ART

Rose B. Simpson’s Sentinels Are Standing Guard

The Santa Clara Pueblo sculptor brings her sentinel figurines to two parks in Manhattan.

&ldqou;Seed” at Madison Square Park. Photography by Elisabeth Bernstein, courtesy of the artist and Madison Square Park Conservancy

Madison Square Park is coming under a watchful eye. Yesterday, the Santa Clara Pueblo sculptor Rose B. Simpson unveiled “Seed,” a group of seven 18-foot-tall sentinel figurines standing guard in circular formation around a much smaller bronze bust of a female form bearing the rippling fingerprints of an artist’s touch. “They transform the nature of a hectic and scary city, in a sense, to a place that’s really safe,” Simpson said at the installation’s unveiling, as reported by Hyperallergic. “They become these protectors of what they’re looking out for, so that [the inner sculpture] can close her eyes, so she doesn’t have to be worried or on.” They also spark reflection by invoking the Lenape, an Indigenous people of the Northeastern Woodlands who were the first settlers of Manhattan before European settlers arrived in the 1800s.

It’s not the first time that Simpson, who once performed in Native American punk bands before earning her MFA at the Rhode Island School of Design, has spread awareness about the Lenape. Five of her other sentinels, which she cast in concrete but in colors reminiscent of her work in clay, starred in a 2023 exhibition on the Whitney Museum’s terrace, overlooking the land they once inhabited. At Madison Square, though, she traded concrete for steel. To make each sentinel, she cut elliptical and angular patterns out of large metal sheets inspired by Pueblo visual language. They might seem like a giant undertaking for a sculptor who has long worked from a secluded adobe studio built by her great-uncle, but Flatiron’s towering skyscrapers almost make them feel like endearing miniatures.

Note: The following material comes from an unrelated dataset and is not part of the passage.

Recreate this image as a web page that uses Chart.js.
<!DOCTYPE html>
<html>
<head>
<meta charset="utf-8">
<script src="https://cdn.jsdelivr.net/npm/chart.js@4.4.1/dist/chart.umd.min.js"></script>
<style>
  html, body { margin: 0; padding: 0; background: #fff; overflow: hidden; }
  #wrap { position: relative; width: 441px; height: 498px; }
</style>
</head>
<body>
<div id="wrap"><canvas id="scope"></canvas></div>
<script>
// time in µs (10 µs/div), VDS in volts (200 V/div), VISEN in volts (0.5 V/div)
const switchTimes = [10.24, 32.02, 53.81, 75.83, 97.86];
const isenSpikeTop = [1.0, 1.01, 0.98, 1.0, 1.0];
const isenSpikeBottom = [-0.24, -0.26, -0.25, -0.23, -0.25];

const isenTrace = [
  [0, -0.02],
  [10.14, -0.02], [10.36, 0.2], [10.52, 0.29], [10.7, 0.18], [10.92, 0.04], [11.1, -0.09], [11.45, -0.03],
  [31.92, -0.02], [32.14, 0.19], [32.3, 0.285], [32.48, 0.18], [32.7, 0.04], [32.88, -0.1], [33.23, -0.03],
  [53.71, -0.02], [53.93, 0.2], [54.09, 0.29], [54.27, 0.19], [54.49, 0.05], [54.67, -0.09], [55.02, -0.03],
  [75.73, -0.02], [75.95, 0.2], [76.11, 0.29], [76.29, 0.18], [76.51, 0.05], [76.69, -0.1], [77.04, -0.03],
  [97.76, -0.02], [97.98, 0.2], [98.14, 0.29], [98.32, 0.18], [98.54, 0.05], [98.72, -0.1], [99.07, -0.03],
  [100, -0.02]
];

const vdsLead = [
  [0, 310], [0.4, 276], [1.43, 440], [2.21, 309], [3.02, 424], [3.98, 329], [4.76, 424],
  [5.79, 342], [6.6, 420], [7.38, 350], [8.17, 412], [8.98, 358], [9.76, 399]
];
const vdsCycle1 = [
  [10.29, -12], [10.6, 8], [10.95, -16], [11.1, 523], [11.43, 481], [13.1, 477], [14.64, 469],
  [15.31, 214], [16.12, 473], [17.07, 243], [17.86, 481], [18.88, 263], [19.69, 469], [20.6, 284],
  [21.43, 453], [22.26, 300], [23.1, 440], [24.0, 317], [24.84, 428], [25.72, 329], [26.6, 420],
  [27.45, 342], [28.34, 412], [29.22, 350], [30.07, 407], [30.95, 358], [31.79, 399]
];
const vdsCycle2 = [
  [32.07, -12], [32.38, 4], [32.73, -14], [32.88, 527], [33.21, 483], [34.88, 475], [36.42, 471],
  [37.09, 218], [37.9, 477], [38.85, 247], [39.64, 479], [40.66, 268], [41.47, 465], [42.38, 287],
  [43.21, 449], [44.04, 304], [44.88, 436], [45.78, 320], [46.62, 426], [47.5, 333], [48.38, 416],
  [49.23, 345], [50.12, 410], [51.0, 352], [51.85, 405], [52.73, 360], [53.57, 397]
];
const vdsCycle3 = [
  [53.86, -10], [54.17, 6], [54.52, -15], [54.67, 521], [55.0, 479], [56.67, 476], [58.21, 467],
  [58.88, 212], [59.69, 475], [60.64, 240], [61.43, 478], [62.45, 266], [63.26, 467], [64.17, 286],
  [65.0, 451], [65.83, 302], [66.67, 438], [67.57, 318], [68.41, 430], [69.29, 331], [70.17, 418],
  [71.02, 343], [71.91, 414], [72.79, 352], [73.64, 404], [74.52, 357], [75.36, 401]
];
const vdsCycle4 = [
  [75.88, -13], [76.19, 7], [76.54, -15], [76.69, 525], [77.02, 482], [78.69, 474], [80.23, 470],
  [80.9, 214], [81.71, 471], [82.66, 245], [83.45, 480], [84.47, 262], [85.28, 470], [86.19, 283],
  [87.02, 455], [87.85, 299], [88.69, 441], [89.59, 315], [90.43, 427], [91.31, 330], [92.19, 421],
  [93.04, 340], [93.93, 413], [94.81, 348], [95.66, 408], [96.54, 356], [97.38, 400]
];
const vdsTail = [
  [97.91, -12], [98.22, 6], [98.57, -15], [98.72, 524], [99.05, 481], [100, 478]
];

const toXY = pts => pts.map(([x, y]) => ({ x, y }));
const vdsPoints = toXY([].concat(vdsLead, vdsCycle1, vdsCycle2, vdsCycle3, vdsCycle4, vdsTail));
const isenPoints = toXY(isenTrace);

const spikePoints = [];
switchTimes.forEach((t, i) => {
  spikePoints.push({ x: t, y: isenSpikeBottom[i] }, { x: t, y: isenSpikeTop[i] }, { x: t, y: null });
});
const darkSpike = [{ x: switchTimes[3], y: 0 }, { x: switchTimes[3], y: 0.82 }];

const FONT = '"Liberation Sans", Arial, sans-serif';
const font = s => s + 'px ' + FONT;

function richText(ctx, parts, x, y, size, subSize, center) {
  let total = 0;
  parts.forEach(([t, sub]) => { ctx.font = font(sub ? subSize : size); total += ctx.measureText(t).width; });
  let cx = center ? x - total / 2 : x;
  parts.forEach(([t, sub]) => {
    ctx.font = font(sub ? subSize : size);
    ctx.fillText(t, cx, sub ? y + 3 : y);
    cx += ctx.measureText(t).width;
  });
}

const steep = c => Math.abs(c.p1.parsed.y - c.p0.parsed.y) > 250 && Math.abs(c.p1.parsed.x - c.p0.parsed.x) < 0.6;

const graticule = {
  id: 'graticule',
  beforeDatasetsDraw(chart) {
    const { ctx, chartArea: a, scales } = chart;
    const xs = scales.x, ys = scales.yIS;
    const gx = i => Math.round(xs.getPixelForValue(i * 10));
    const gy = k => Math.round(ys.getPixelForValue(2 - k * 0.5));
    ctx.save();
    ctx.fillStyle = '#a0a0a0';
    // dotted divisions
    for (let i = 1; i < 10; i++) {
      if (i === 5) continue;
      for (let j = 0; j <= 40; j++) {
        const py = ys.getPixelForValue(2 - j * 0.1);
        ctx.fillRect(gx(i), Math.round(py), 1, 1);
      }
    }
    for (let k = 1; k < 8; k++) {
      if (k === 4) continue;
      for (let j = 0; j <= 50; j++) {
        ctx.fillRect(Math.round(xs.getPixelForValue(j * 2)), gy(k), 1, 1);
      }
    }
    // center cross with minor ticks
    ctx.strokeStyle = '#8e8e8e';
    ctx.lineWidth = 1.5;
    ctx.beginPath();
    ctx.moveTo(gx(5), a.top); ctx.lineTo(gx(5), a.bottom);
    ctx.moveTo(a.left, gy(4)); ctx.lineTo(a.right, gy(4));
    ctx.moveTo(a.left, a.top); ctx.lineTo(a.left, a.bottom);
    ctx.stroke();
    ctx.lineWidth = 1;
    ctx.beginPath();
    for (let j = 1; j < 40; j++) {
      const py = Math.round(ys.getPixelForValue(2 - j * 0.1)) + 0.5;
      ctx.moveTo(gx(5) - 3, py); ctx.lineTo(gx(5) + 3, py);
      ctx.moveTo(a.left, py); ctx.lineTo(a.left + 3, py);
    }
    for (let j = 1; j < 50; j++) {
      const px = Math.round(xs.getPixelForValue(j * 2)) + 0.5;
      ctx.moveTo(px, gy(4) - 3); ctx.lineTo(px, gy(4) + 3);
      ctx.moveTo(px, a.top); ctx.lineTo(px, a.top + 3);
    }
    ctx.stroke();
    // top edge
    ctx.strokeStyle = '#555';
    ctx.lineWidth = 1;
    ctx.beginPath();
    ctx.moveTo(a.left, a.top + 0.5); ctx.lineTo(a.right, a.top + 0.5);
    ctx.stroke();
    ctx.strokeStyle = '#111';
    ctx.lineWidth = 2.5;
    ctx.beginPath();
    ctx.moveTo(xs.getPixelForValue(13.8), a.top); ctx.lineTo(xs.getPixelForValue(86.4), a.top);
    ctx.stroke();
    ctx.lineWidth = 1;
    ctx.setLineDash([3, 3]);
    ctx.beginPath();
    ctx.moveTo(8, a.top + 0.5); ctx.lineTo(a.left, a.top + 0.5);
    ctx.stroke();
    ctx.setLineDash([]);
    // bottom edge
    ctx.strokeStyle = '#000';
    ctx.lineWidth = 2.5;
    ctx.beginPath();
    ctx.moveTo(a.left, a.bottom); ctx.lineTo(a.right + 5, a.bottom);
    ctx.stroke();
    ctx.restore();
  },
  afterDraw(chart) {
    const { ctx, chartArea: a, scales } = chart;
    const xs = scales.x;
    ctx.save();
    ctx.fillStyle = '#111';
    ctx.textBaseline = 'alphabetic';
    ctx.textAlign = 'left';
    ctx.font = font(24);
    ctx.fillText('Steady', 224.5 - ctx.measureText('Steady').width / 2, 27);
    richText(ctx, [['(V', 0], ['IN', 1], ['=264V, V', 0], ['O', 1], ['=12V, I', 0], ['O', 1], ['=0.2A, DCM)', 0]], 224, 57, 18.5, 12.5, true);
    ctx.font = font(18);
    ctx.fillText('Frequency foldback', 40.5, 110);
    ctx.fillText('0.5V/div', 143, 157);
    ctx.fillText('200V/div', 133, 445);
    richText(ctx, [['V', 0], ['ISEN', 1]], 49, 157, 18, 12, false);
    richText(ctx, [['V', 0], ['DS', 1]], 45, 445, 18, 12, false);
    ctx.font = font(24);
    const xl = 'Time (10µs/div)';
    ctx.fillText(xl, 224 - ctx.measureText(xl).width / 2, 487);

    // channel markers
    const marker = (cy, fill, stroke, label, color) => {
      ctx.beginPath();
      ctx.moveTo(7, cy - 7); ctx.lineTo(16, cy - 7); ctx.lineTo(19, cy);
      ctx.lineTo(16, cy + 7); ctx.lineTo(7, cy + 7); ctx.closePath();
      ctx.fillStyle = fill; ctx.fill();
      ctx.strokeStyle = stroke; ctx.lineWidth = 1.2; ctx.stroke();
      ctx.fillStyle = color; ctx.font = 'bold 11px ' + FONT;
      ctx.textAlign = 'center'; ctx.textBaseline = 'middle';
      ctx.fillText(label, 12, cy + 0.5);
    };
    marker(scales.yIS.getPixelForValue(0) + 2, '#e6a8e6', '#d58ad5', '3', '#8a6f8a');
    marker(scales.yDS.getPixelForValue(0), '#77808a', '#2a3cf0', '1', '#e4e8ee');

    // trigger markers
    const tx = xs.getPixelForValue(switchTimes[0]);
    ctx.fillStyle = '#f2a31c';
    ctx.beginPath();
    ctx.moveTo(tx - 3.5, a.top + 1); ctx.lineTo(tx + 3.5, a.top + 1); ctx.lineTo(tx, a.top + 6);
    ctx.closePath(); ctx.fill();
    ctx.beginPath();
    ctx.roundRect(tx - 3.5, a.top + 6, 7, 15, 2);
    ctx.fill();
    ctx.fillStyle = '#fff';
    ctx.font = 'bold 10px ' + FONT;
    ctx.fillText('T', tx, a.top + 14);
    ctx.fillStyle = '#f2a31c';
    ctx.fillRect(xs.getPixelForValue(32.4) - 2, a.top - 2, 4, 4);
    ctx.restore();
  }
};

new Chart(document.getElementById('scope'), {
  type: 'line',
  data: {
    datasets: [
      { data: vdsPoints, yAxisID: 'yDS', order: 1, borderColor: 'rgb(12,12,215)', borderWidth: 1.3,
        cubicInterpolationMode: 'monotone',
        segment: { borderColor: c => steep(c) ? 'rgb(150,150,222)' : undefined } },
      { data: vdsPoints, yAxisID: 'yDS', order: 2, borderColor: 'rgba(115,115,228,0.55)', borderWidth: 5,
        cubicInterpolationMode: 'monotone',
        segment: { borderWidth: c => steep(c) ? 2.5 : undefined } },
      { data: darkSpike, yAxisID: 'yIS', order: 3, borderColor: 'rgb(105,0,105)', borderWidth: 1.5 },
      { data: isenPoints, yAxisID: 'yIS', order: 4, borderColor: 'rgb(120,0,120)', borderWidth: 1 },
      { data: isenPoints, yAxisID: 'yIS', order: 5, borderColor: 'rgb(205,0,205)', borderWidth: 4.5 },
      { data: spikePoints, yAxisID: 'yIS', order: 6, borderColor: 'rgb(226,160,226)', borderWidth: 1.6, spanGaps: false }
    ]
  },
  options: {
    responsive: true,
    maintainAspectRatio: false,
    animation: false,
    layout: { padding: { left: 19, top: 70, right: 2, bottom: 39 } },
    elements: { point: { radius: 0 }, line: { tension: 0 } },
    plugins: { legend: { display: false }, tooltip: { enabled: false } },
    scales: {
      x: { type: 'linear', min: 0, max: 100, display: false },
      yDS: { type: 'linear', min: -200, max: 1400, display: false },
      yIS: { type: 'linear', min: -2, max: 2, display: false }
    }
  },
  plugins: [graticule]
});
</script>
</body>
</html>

“Seed” not only marks Simpson’s largest New York City commission to date, but also arrives at a celebratory time for the Madison Square Park Conservancy, which is celebrating its public art program’s milestone 20th anniversary with a coffee table book and amped-up programming. For the first time, the conservancy is mounting art beyond Madison Square Park, bringing two additional Simpson sentinels to Inwood Hill Park in the borough’s upper reaches. Gazing toward the woods and the Hudson River with hollow eyes, they hold special significance. As the story goes, Dutch colonialist Peter Minuit purchased the entire island of Manhattan from the Lenape there in 1626 for what amounts to around $1,000 today.

Rose B. Simpson. Photography by Minesh Bacrania, courtesy of the artist
“Counterculture” at the Whitney Museum of American Art. Photograph by Ron Amstutz, courtesy of the Whitney Museum of American Art

“Rose B. Simpson: Seed” will be on view at Madison Square Park and Inwood Hill Park, both in New York City, until Sept. 22.